[HIS LIFE WAS THE PRACTICE]
His life was the practice of forming a single
sentence which, as he grew older, he tried to
simplify, reduce its compound-complex structure
into one statement ruled by the separate, inviolate
pronoun within which he attempted to live, always
engaged in revision and the act of becoming; as the
distilled statement gradually became a fleeting
inquiry, a mild interrogative, which he repeated and
refined, making it increasingly concise, almost, at
his conclusion, producing no more than a distinct
sound, not quite a word, less than a cry, which his
death erased leaving the question mark hanging in
the air, like a broken halo, emblem of his birth,
evolution and release: a full life.
You can read another of Stephen Dobyns’ poems, Yellow Beak, here (recommended!): http://www.poets.org/viewmedia.php/prmMID/16845
He is a poet and an author, including the detective stories featuring Charlie Bradshaw, each title of which has Saratoga as the first word.
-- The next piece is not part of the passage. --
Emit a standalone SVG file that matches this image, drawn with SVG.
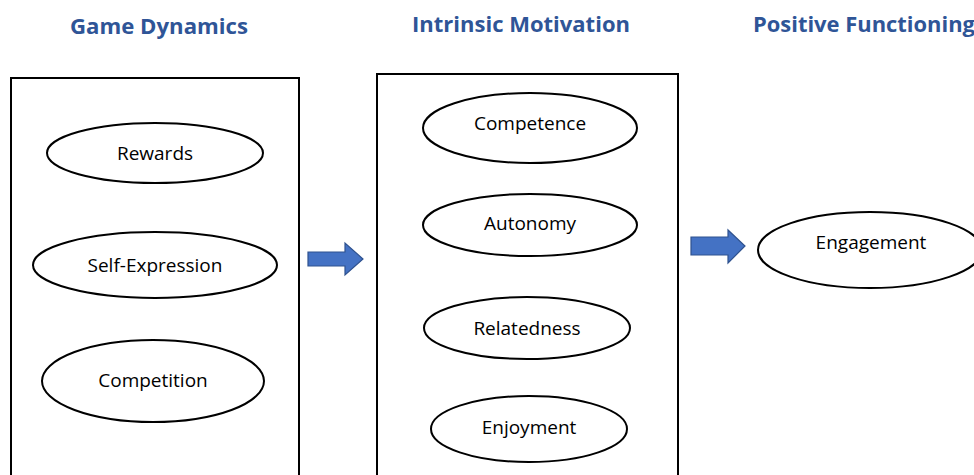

Here’s 2 somethings from The Porcupine’s Kisses:
Look at this dark night: no stars, no moon. Look at this crowd of
people. Do you know one better than the other?
It isn’t yours until you can stand to see it break.
The Porcupine’s Kisses (Poets, Penguin)
His book of essays on poetry, Best Words, Best Order: Essays on Poetry, looks like a good way to pull myself further into this new world of the poem that I have started to enter. Here’s a bit more about Dobyns, from the Amazon.com review:
Dobyns, the author of eight volumes of poetry (and 17 novels), believes, like Baudelaire, that “each poem … has an optimum number of words [and] an optimum number of pieces of information … and to go over or under even by one word weakens the whole.” Poetry, he says, belongs to the reader, not the writer, and as readers, “at the close of the poem, we must not only feel that our expectations have been met but that our lives have been increased, if only to a small degree.” And, if that’s not challenge enough for the writer, add to it “that the conclusion of a given piece must appear both inevitable and surprising.”
Best Words, Best Order, 2nd Edition: Essays on Poetry
I’d add that a good story always seems that way — inevitable and surprising, just like a good life. Surprising at the time, but in hindsight, how could it have gone any other way?